Could the UK learn from the largest applied research organisation in Europe? Simon Andrews, Deputy Head of the Fraunhofer Centre for Applied Photonics, thinks so.
In his recent report, a review of universities and growth, Sir Andrew Witty, CEO of GlaxoSmithKline and Chancellor of the University of Nottingham, UK, suggests universities should facilitate economic growth by developing and commercialising technologies as part of their existing strategy. Calls to improve collaboration have consistently been made in the UK since the turn of the 20th Century, when leaders in the scientific establishment were studying Germany because it was successfully using its best scientific research to drive industry.

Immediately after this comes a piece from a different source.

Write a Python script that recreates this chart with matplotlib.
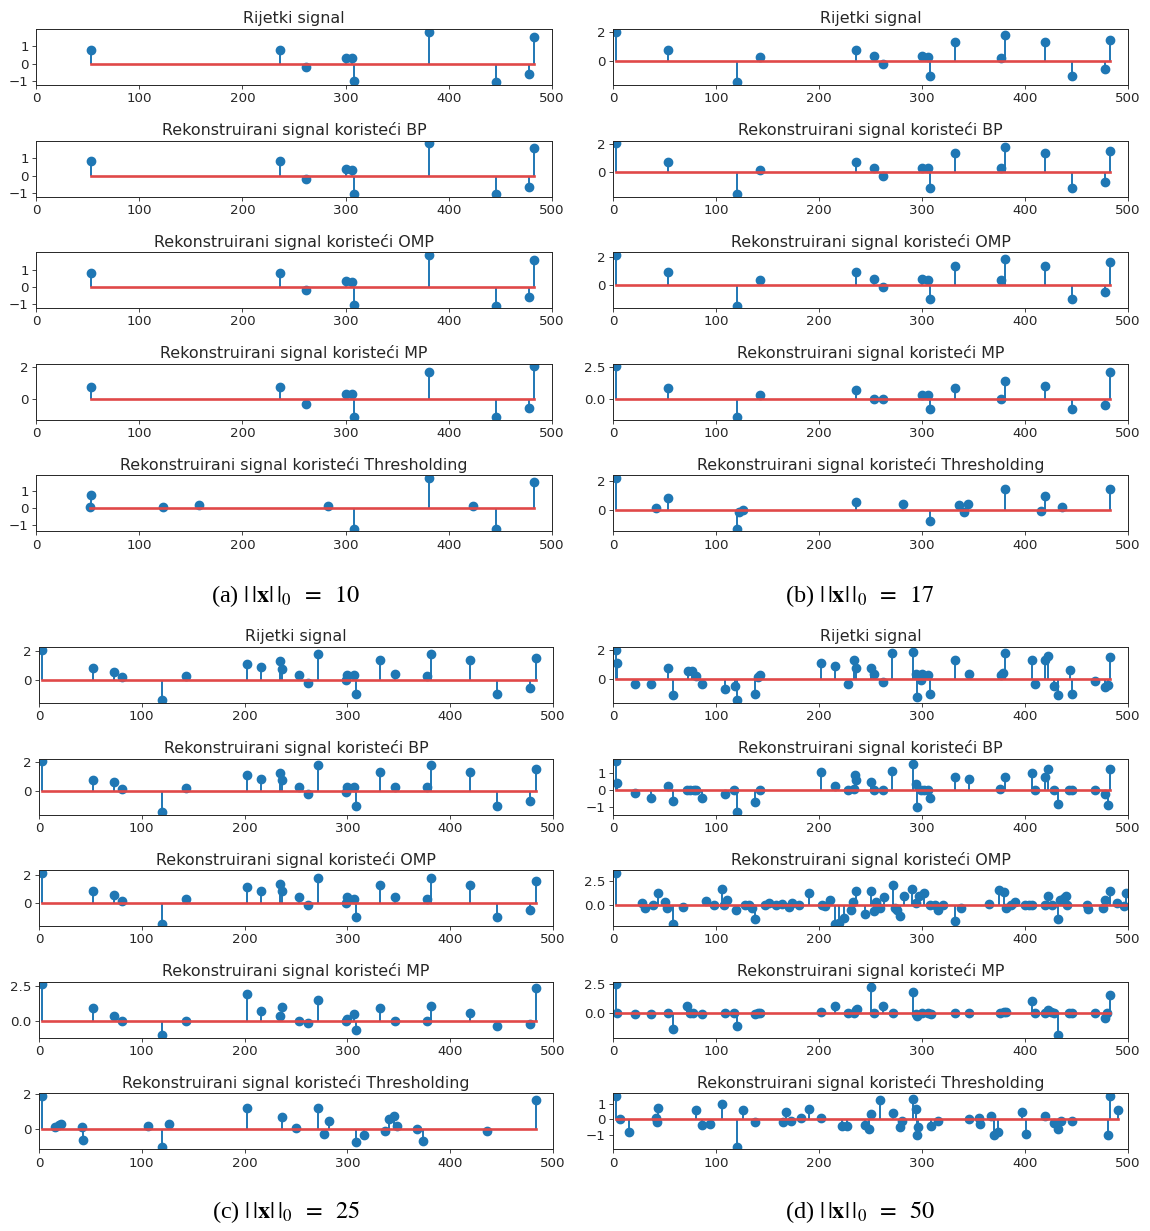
import matplotlib
matplotlib.use('Agg')
import matplotlib.pyplot as plt

plt.rcParams['font.family'] = ['DejaVu Sans']
plt.rcParams['mathtext.fontset'] = 'stix'

# ---------------- data ----------------
TITLES = ["Rijetki signal",
          "Rekonstruirani signal koristeći BP",
          "Rekonstruirani signal koristeći OMP",
          "Rekonstruirani signal koristeći MP",
          "Rekonstruirani signal koristeći Thresholding"]
CAPTIONS = [r"(a) $|\,|\mathbf{x}|\,|_0\;\;=\;\;10$", r"(b) $|\,|\mathbf{x}|\,|_0\;\;=\;\;17$",
            r"(c) $|\,|\mathbf{x}|\,|_0\;\;=\;\;25$", r"(d) $|\,|\mathbf{x}|\,|_0\;\;=\;\;50$"]
X_TICKS = [0, 100, 200, 300, 400, 500]

# panel (a)  ||x||_0 = 10
A_IDX = [53, 236, 262, 300, 306, 308, 381, 446, 478, 483]
A_SIG = [0.80, 0.80, -0.18, 0.35, 0.30, -1.00, 1.85, -1.08, -0.58, 1.52]
A_BP = [0.85, 0.85, -0.22, 0.40, 0.30, -1.05, 1.85, -1.05, -0.62, 1.60]
A_OMP = [0.80, 0.80, -0.18, 0.35, 0.30, -1.02, 1.85, -1.08, -0.60, 1.52]
A_MP = [0.75, 0.75, -0.25, 0.33, 0.33, -1.10, 1.73, -1.10, -0.52, 2.05]
A_TH_IDX = [52, 53, 123, 158, 283, 308, 381, 423, 446, 483]
A_TH = [0.05, 0.78, 0.05, 0.22, 0.12, -1.22, 1.80, 0.12, -1.22, 1.56]

# panel (b)  ||x||_0 = 17
B_IDX = [3, 53, 120, 143, 236, 253, 262, 300, 306, 308, 332, 377, 381, 419, 446, 478, 483]
B_SIG = [2.05, 0.80, -1.47, 0.28, 0.80, 0.35, -0.22, 0.35, 0.30, -1.02, 1.33, 0.25, 1.78, 1.33, -1.02, -0.57, 1.50]
B_BP = [2.05, 0.75, -1.54, 0.19, 0.75, 0.31, -0.25, 0.30, 0.30, -1.08, 1.33, 0.30, 1.81, 1.33, -1.08, -0.70, 1.52]
B_OMP = [2.15, 0.89, -1.52, 0.31, 0.89, 0.41, -0.17, 0.38, 0.30, -1.04, 1.33, 0.30, 1.86, 1.33, -1.04, -0.55, 1.64]
B_MP = [2.55, 0.90, -1.37, 0.31, 0.70, 0.00, 0.00, 0.31, 0.31, -0.72, 0.90, 0.00, 1.39, 1.00, -0.72, -0.41, 2.11]
B_TH_IDX = [3, 42, 53, 120, 122, 126, 236, 282, 308, 336, 341, 345, 381, 416, 419, 436, 483]
B_TH = [2.18, 0.18, 0.80, -1.25, -0.10, 0.00, 0.57, 0.45, -0.73, 0.35, -0.10, 0.45, 1.43, -0.05, 0.98, 0.20, 1.43]

# panel (c)  ||x||_0 = 25
C_IDX = [3, 53, 73, 81, 120, 143, 202, 216, 234, 236, 253, 262, 271, 299, 300, 306, 308,
         332, 346, 377, 381, 419, 446, 478, 483]
C_SIG = [2.07, 0.79, 0.54, 0.16, -1.42, 0.28, 1.06, 0.88, 1.28, 0.76, 0.34, -0.22, 1.78, -0.05,
         0.35, 0.30, -1.01, 1.33, 0.36, 0.28, 1.78, 1.33, -1.01, -0.56, 1.50]
C_BP = [2.05, 0.72, 0.60, 0.08, -1.49, 0.19, 1.10, 0.84, 1.20, 0.72, 0.26, -0.24, 1.80, -0.12,
        0.26, 0.26, -1.08, 1.32, 0.26, 0.26, 1.80, 1.32, -1.08, -0.72, 1.52]
C_OMP = [2.20, 0.85, 0.60, 0.15, -1.54, 0.28, 1.17, 0.85, 1.34, 0.85, 0.41, -0.20, 1.83, -0.05,
         0.40, 0.30, -1.05, 1.33, 0.40, 0.30, 1.83, 1.33, -1.05, -0.56, 1.63]
C_MP = [2.62, 0.90, 0.34, 0.00, -1.05, 0.00, 1.94, 0.71, 0.37, 0.98, 0.00, -0.20, 1.47, 0.00,
        0.15, 0.49, -0.69, 0.90, 0.00, 0.00, 1.08, 0.59, -0.39, -0.27, 2.33]
C_TH_IDX = [3, 16, 19, 21, 42, 43, 106, 120, 126, 202, 236, 250, 271, 277, 282, 308, 316,
            337, 340, 345, 348, 368, 374, 436, 483]
C_TH = [1.90, 0.10, 0.25, 0.30, 0.10, -0.64, 0.15, -1.04, 0.30, 1.22, 0.70, 0.05, 1.22, -0.28,
        0.46, -0.74, -0.34, -0.10, 0.54, 0.74, 0.15, 0.00, -0.70, -0.10, 1.66]

# panel (d)  ||x||_0 = 50
D_SIG_IDX = [3, 4, 21, 37, 53, 58, 73, 77, 81, 86, 109, 118, 120, 138, 141, 143, 202, 216,
             228, 234, 236, 250, 253, 262, 271, 291, 294, 295, 299, 300, 306, 308, 332, 346,
             377, 379, 381, 407, 410, 419, 422, 428, 432, 444, 446, 468, 478, 481, 483]
D_SIG = [2.05, 1.15, -0.35, -0.35, 0.80, -1.10, 0.55, 0.60, 0.20, -0.30, -0.65, -0.45, -1.45,
         -1.00, 0.15, 0.30, 1.10, 0.90, -0.30, 1.30, 0.80, 0.80, 0.35, -0.15, 1.80, 1.90, 0.35,
         -1.20, -0.05, 0.35, 0.30, -1.00, 1.35, 0.40, 0.30, 0.45, 1.80, 1.30, -0.30, 1.35, 1.60,
         -0.45, -1.10, 0.65, -1.00, -0.10, -0.50, -0.40, 1.55]
D_BP_IDX = [3, 4, 21, 37, 53, 58, 72, 75, 79, 81, 86, 109, 117, 120, 138, 143, 202, 216, 228,
            234, 235, 236, 250, 253, 262, 271, 291, 294, 295, 299, 302, 306, 308, 332, 346, 376,
            381, 407, 410, 419, 422, 428, 432, 443, 446, 468, 478, 481, 483]
D_BP = [1.70, 0.38, -0.19, -0.50, 0.25, -0.68, 0.00, 0.00, 0.00, 0.00, -0.50, -0.25, 0.00,
        -1.32, -0.74, 0.00, 1.03, 0.25, 0.00, 0.05, 0.88, 0.56, 0.45, 0.00, 0.00, 1.09, 1.55,
        0.33, -1.01, 0.00, 0.00, 0.00, -0.50, 0.76, 0.64, 0.05, 0.76, 1.02, 0.00, 0.76, 1.26,
        0.00, -0.84, 0.00, 0.00, 0.00, -0.25, -0.91, 1.26]
D_OMP_IDX = [3, 28, 31, 39, 44, 50, 52, 58, 68, 90, 98, 106, 108, 111, 119, 128, 132, 135, 138,
             148, 151, 158, 164, 171, 174, 181, 190, 203, 206, 211, 216, 219, 224, 231, 233, 236,
             245, 250, 253, 255, 259, 263, 272, 274, 276, 279, 283, 290, 294, 297, 302, 308, 313,
             316, 320, 332, 338, 365, 375, 380, 382, 386, 390, 400, 404, 407, 419, 422, 426, 432,
             434, 438, 440, 441, 460, 461, 476, 478, 483, 489, 496, 498]
D_OMP = [3.40, 0.29, -0.30, 0.00, 1.27, 0.30, -0.30, -1.92, -0.20, 0.40, 0.00, 1.70, 0.00, 0.54,
         -0.50, 0.00, 0.00, -0.30, -1.45, 0.00, 0.20, 0.00, 0.10, -0.20, 0.20, 0.00, 1.27, 0.00,
         -0.10, 0.50, -1.92, -1.80, -1.30, -0.50, 0.30, 1.52, -0.90, 1.52, -0.60, 0.30, -0.30,
         0.90, 2.13, -0.30, -0.50, -1.09, 0.98, 1.70, 0.20, 1.00, 1.27, 0.00, 0.00, -0.50, 0.00,
         -1.63, -0.30, 0.10, 1.60, 1.40, -0.30, 0.00, 0.30, 0.00, 0.00, 0.00, 0.00, 1.00, 0.00,
         -1.40, 0.50, 0.80, 1.00, 0.00, 0.00, -0.40, -0.30, 0.60, 1.50, 0.20, -0.10, 1.30]
D_MP_IDX = [3, 4, 21, 37, 53, 58, 72, 75, 78, 86, 109, 117, 120, 138, 141, 143, 202, 216, 228,
            234, 236, 237, 250, 253, 262, 272, 291, 294, 295, 300, 306, 309, 332, 346, 376, 380,
            382, 407, 410, 419, 422, 425, 428, 432, 443, 446, 468, 478, 480, 483]
D_MP = [2.50, 0.05, -0.10, -0.10, 0.00, -1.41, 0.59, 0.00, 0.00, -0.10, 0.00, 0.00, -1.15, -0.10,
        0.00, 0.00, 0.10, 0.60, 0.00, 0.00, 0.30, 0.40, 2.26, 0.00, 0.60, 0.00, 1.82, -0.10,
        -0.25, 0.00, 0.00, -0.10, 0.00, 0.00, 0.00, 0.10, 0.10, 1.09, 0.00, 0.00, 0.30, 0.10,
        0.05, -1.91, 0.00, 0.00, 0.00, -0.40, 0.00, 1.62]
D_TH_IDX = [3, 7, 16, 42, 43, 44, 81, 86, 94, 106, 120, 126, 138, 165, 168, 173, 183, 190, 202,
            222, 227, 245, 249, 250, 259, 272, 279, 281, 291, 294, 295, 296, 309, 316, 346, 355,
            356, 367, 370, 374, 397, 401, 419, 428, 432, 435, 446, 481, 483, 490]
D_TH = [1.51, 0.05, -0.80, 0.10, -0.15, 0.76, 0.62, -0.35, -0.30, 1.00, -1.80, 0.60, -0.20,
        -0.20, 0.50, -0.10, 0.10, 0.70, 0.10, -0.45, -0.45, -0.35, -0.60, 0.35, 1.29, 0.40, -0.50,
        -0.10, 1.36, 0.70, -1.00, -0.50, -0.45, -0.10, 0.05, 0.10, -0.30, 0.20, -1.00, -0.85,
        0.45, -0.95, 0.20, -0.25, -0.65, -0.10, -0.10, -1.00, 1.53, 0.60]

# y tick values for each subplot
A_YTICKS = [[-1, 0, 1], [-1, 0, 1], [-1, 0, 1], [0, 2], [-1, 0, 1]]
B_YTICKS = [[0, 2], [0, 2], [0, 2], [0, 2.5], [0, 2]]
C_YTICKS = [[0, 2], [0, 2], [0, 2], [0, 2.5], [0, 2]]
D_YTICKS = [[0, 2], [-1, 0, 1], [0, 2.5], [0, 2.5], [-1, 0, 1]]

PANELS = [
    dict(series=[(A_IDX, A_SIG), (A_IDX, A_BP), (A_IDX, A_OMP), (A_IDX, A_MP), (A_TH_IDX, A_TH)],
         yticks=A_YTICKS, left=36, right=552, top=29),
    dict(series=[(B_IDX, B_SIG), (B_IDX, B_BP), (B_IDX, B_OMP), (B_IDX, B_MP), (B_TH_IDX, B_TH)],
         yticks=B_YTICKS, left=613, right=1128, top=29),
    dict(series=[(C_IDX, C_SIG), (C_IDX, C_BP), (C_IDX, C_OMP), (C_IDX, C_MP), (C_TH_IDX, C_TH)],
         yticks=C_YTICKS, left=39, right=553, top=647),
    dict(series=[(D_SIG_IDX, D_SIG), (D_BP_IDX, D_BP), (D_OMP_IDX, D_OMP), (D_MP_IDX, D_MP),
                 (D_TH_IDX, D_TH)],
         yticks=D_YTICKS, left=613, right=1128, top=647),
]
CAPTION_POS = [(286, 596), (860, 596), (286, 1212), (860, 1212)]

# ---------------- drawing ----------------
W, H = 1150, 1231
fig = plt.figure(figsize=(W / 100, H / 100), dpi=100)

ROW_STEP = 111.6
AX_H = 56
TXT = '#262626'
BASE_RED = '#e04848'

for p in PANELS:
    for r, ((xi, yv), yt) in enumerate(zip(p['series'], p['yticks'])):
        top = p['top'] + r * ROW_STEP
        ax = fig.add_axes([p['left'] / W, 1 - (top + AX_H) / H,
                           (p['right'] - p['left']) / W, AX_H / H])
        ml, sl, bl = ax.stem(xi, yv, linefmt='C0-', markerfmt='C0o', basefmt='C3-')
        plt.setp(ml, markersize=6.0)
        plt.setp(sl, linewidth=1.4)
        plt.setp(bl, linewidth=1.9, color=BASE_RED)
        ax.set_xlim(0, 500)
        ax.set_xticks(X_TICKS)
        ax.set_yticks(yt)
        ax.set_title(TITLES[r], fontsize=11.4, pad=4.0, color=TXT)
        ax.tick_params(labelsize=9.6, length=2.8, width=0.6, pad=2.4, colors=TXT)
        for s in ax.spines.values():
            s.set_linewidth(0.7)
            s.set_color(TXT)

for (cx, cy), cap in zip(CAPTION_POS, CAPTIONS):
    fig.text(cx / W, 1 - cy / H, cap, ha='center', va='center', fontsize=17.5,
             family='Liberation Serif')

fig.savefig('out.png', dpi=100)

One frequently cited example is the remarkable growth of the artificial dye industry. In just 35 years, the Badische Company in Mannheim, Germany, had grown to employ 6,000 staff and 148 trained scientists. This success was based on a British discovery in 1856. Chemist William Henry Perkin had found that aniline, extracted from coal tar, could be used to make intense colouring agents. But Britain was too slow to carry out the R&D necessary to commercialise this amazing discovery. The Badische Company employed a university researcher to carry out applied studies that eventually led to a wide range of artificial dyes with huge commercial opportunities. Now, 150 years later, BASF is the largest chemical company in the world.

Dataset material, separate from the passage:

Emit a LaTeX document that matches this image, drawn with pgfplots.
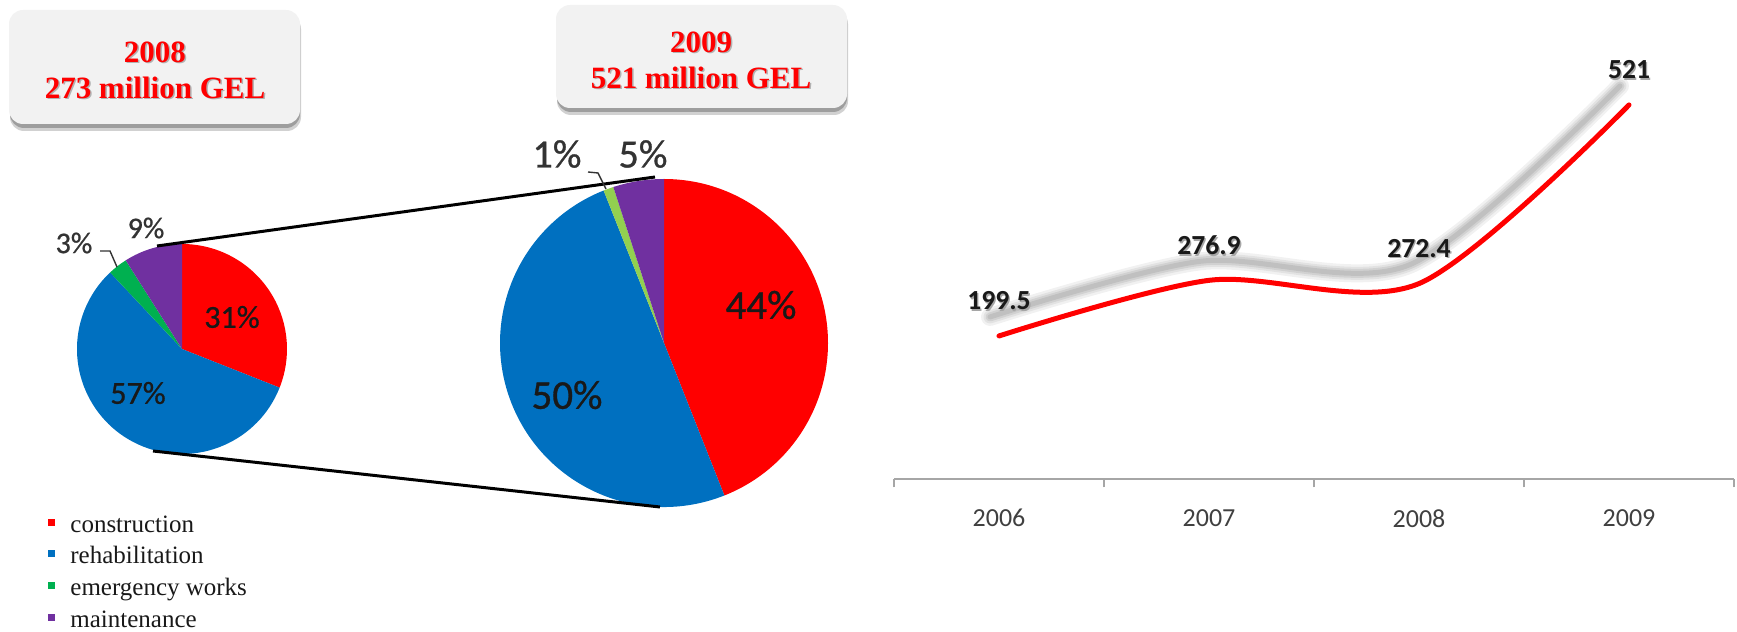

In a review of university–industry collaborations in 2012, Sir Tim Wilson, former Vice-Chancellor, at the University of Hertfordshire, UK, highlighted some of the reasons such collaborations fail. Wilson noted that universities lacked the right skill set to deliver on business needs, so their ways of working and timescales didn’t always match. But to work effectively with industry, the UK needs to be focused on delivery and work to contract timescales. The Fraunhofer Institutes work in exactly this way and must be embraced if we are to deliver the ambitions contained in the Witty Review. Sitting at the interface between universities and business, they are adept at delivering research contracts for industry while working closely with pioneering university researchers. The Fraunhofer Society has developed its approach over 60 years. With success in many countries, including the USA, Portugal, Italy and Chile, it is a model that has been proven to work in varying economic environments.
Fraunhofer receives 30–40% of its income from industry contracts and 20–30% from publicly funded research (EU projects and the German equivalent of the TSB). The rest comes from the German Government and is matched to the industrial income it receives, Euro for Euro, giving a large incentive to succeed and grow.
The Fraunhofer Centre for Applied Photonics based at the University of Strathclyde in Glasgow, Scotland, was established in April 2012. The laser has made enormous technical, practical and economic progress since its first demonstration just over 50 years ago. The UK has a wealth of academic excellence and globally competitive companies working in many laser and optical areas. But there is a multitude of commercial opportunities that have not yet been explored.
Innovation in photonics continues to accelerate, mirroring advances in optical materials. While silicon is the ubiquitous answer for modern electronics, photonic innovation has enjoyed the diversity of gases, liquids, solid-state crystals, semiconductor materials and, more recently, soft polymers. These soft materials are beginning to be explored for a variety of applications where their flexibility may allow novel fixed shapes, printed photonics and adaptation to the human profile or changeable performance characteristics. Recent advances in diamond have also increased interest in diamond lens arrays, optical heat spreaders and waveguides. In addition, diamond’s non-linear properties have given us diamond Raman lasers.
The UK’s Photonics Leadership Group recently published figures on the industry’s significance to the UK economy. The sector comprises 70,000 employees across 1,500 companies, generating £10.5bln.
The Fraunhofer model could help materials specialists fuel innovation and contribute to the competitiveness of the UK. But intermediate centres such as this need long-term financial commitment from the Government to enable them to grow in the future and achieve Witty’s dream of an invention revolution in Britain.